Martin Butler, Professor of English Renaissance Drama at the University, explains its significance: “The first folio contains 18 plays that had never been printed before, some of them amongst the most famous in the canon. Without the folio, we would not have Macbeth or Julius Caesar, Antony and Cleopatra or Coriolanus; we would be missing Twelfth Night and As You Like It, Measure for Measure and The Comedy of Errors; we would be without The Winter’s Tale and The Tempest. We would never have heard of ‘Et tu, Brute’, or ‘All the world’s a stage’, or ‘If music be the food of love, play on’.

Although 230 copies of the First Folio still exist worldwide, only 40 are still in Britain and just two are in Yorkshire. The University’s copy is in unusually good condition – complete and containing all original leaves.

To mark the 450th anniversary of the playwright’s birth on 23 April the University is opening up this historic work for all. Support from the University’s Footsteps Fund – which brings together donations from thousands of former students – has allowed the fragile 900 pages of the Folio to be photographed and made available online.

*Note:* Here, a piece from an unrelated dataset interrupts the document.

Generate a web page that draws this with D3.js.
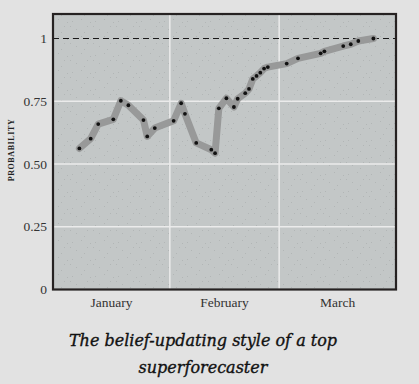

The Tempest is the first play to be displayed in full; a complete digital resource of all the plays will be launched in May.

The online formatting allows the content to be explored and discovered in a range of exciting ways, giving users not only easy access to the original text, but also to other learning materials and the footnotes and annotations which have been added to the pages by the book’s different owners over the years. Given the significance of the First Folio, both to the University and external audiences, the library has created a resource which will be valuable for both research and teaching.

“It’s amazing for me to be able to come into contact with such materials as part of my working life,” says Literary Archivist Sarah Prescott. “But it’s not a trophy cabinet. These books and manuscripts are the backbone of research and study – and academics use these materials all the time. The internet now gives us a wonderful opportunity to make them available to all.”